→ **What you have to do**: Copy nothing but the text: reproduce each line of the listing exactly and leave the pictures out.

→ **Supplied data**:
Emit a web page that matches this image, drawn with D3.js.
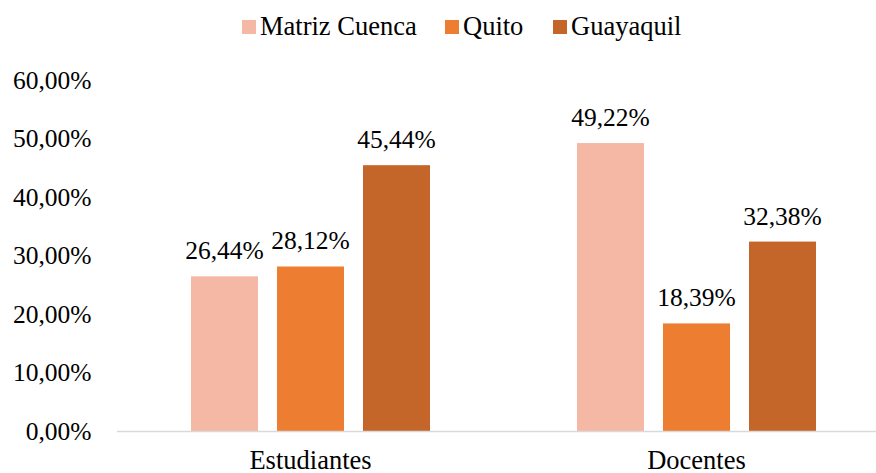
<!DOCTYPE html>
<html><head><meta charset="utf-8">
<script src="https://cdn.jsdelivr.net/npm/d3@7"></script>
<style>body{margin:0;background:#fff}svg{display:block}text{font-family:"Liberation Serif","Times New Roman",serif;fill:#000}</style>
</head><body>
<svg id="c" width="876" height="473"></svg>
<script>
const categories = ["Estudiantes", "Docentes"];
const seriesNames = ["Matriz Cuenca", "Quito", "Guayaquil"];
const matrizCuenca = [26.44, 49.22];
const quito = [28.12, 18.39];
const guayaquil = [45.44, 32.38];
const yTicks = [0, 10, 20, 30, 40, 50, 60];
const colors = ["#F4B8A5", "#ED7D31", "#C4662A"];

const seriesValues = [matrizCuenca, quito, guayaquil];
const fmt = v => v.toFixed(2).replace(".", ",") + "%";
const svg = d3.select("#c");
const FS = 25.5;

const x0 = d3.scaleBand().domain(categories).range([117.5, 889.5]).paddingInner(0).paddingOuter(0);
const x1 = d3.scaleBand().domain(seriesNames).range([73.5, 312.5]).paddingInner(19 / 86).paddingOuter(0);
const y = d3.scaleLinear().domain([0, 60]).range([431, 80]);

// y axis labels
const yAxis = d3.axisLeft(y).tickValues(yTicks).tickSize(0).tickPadding(0).tickFormat(d => d.toFixed(2).replace(".", ",") + "%");
const ga = svg.append("g").attr("transform", "translate(91.5,0)").call(yAxis);
ga.select(".domain").remove();
ga.selectAll("text").attr("font-size", FS).attr("font-family", "Liberation Serif").attr("dy", "0.33em").attr("fill", "#000");

// bars
const groups = svg.append("g").selectAll("g").data(categories).join("g")
  .attr("transform", d => `translate(${x0(d)},0)`);
groups.each(function(cat, ci) {
  const g = d3.select(this);
  seriesNames.forEach((s, si) => {
    const v = seriesValues[si][ci];
    g.append("rect").attr("x", x1(s)).attr("y", y(v)).attr("width", x1.bandwidth()).attr("height", y(0) - y(v)).attr("fill", colors[si]);
    g.append("text").attr("x", x1(s) + x1.bandwidth() / 2).attr("y", y(v) - 17)
      .attr("text-anchor", "middle").attr("font-size", FS).text(fmt(v));
  });
});

// x axis
svg.append("line").attr("x1", 117).attr("x2", 876).attr("y1", 431.5).attr("y2", 431.5).attr("stroke", "#D9D9D9").attr("stroke-width", 1.5);
const xAxis = d3.axisBottom(x0).tickSize(0).tickPadding(0);
const gx = svg.append("g").attr("transform", "translate(0,468.5)").call(xAxis);
gx.select(".domain").remove();
gx.selectAll("text").attr("font-size", 26.5).attr("font-family", "Liberation Serif").attr("dy", 0).attr("fill", "#000");

// legend
const legendX = [242, 445, 553];
const lg = svg.append("g").selectAll("g").data(seriesNames).join("g")
  .attr("transform", (d, i) => `translate(${legendX[i]},0)`);
lg.append("rect").attr("x", 0).attr("y", 20).attr("width", 14).attr("height", 14).attr("fill", (d, i) => colors[i]);
lg.append("text").attr("x", 18).attr("y", 35).attr("font-size", 26.5).text(d => d);
</script>
</body></html>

→ **Answer to the task**:
Emit a web page that matches this image, drawn with D3.js.
<!DOCTYPE html>
<html><head><meta charset="utf-8">
<script src="https://cdn.jsdelivr.net/npm/d3@7"></script>
<style>body{margin:0;background:#fff}svg{display:block}text{font-family:"Liberation Serif","Times New Roman",serif;fill:#000}</style>
</head><body>
<svg id="c" width="876" height="473"></svg>
<script>
const categories = ["Estudiantes", "Docentes"];
const seriesNames = ["Matriz Cuenca", "Quito", "Guayaquil"];
const matrizCuenca = [26.44, 49.22];
const quito = [28.12, 18.39];
const guayaquil = [45.44, 32.38];
const yTicks = [0, 10, 20, 30, 40, 50, 60];
const colors = ["#F4B8A5", "#ED7D31", "#C4662A"];

const seriesValues = [matrizCuenca, quito, guayaquil];
const fmt = v => v.toFixed(2).replace(".", ",") + "%";
const svg = d3.select("#c");
const FS = 25.5;

const x0 = d3.scaleBand().domain(categories).range([117.5, 889.5]).paddingInner(0).paddingOuter(0);
const x1 = d3.scaleBand().domain(seriesNames).range([73.5, 312.5]).paddingInner(19 / 86).paddingOuter(0);
const y = d3.scaleLinear().domain([0, 60]).range([431, 80]);

// y axis labels
const yAxis = d3.axisLeft(y).tickValues(yTicks).tickSize(0).tickPadding(0).tickFormat(d => d.toFixed(2).replace(".", ",") + "%");
const ga = svg.append("g").attr("transform", "translate(91.5,0)").call(yAxis);
ga.select(".domain").remove();
ga.selectAll("text").attr("font-size", FS).attr("font-family", "Liberation Serif").attr("dy", "0.33em").attr("fill", "#000");

// bars
const groups = svg.append("g").selectAll("g").data(categories).join("g")
  .attr("transform", d => `translate(${x0(d)},0)`);
groups.each(function(cat, ci) {
  const g = d3.select(this);
  seriesNames.forEach((s, si) => {
    const v = seriesValues[si][ci];
    g.append("rect").attr("x", x1(s)).attr("y", y(v)).attr("width", x1.bandwidth()).attr("height", y(0) - y(v)).attr("fill", colors[si]);
    g.append("text").attr("x", x1(s) + x1.bandwidth() / 2).attr("y", y(v) - 17)
      .attr("text-anchor", "middle").attr("font-size", FS).text(fmt(v));
  });
});

// x axis
svg.append("line").attr("x1", 117).attr("x2", 876).attr("y1", 431.5).attr("y2", 431.5).attr("stroke", "#D9D9D9").attr("stroke-width", 1.5);
const xAxis = d3.axisBottom(x0).tickSize(0).tickPadding(0);
const gx = svg.append("g").attr("transform", "translate(0,468.5)").call(xAxis);
gx.select(".domain").remove();
gx.selectAll("text").attr("font-size", 26.5).attr("font-family", "Liberation Serif").attr("dy", 0).attr("fill", "#000");

// legend
const legendX = [242, 445, 553];
const lg = svg.append("g").selectAll("g").data(seriesNames).join("g")
  .attr("transform", (d, i) => `translate(${legendX[i]},0)`);
lg.append("rect").attr("x", 0).attr("y", 20).attr("width", 14).attr("height", 14).attr("fill", (d, i) => colors[i]);
lg.append("text").attr("x", 18).attr("y", 35).attr("font-size", 26.5).text(d => d);
</script>
</body></html>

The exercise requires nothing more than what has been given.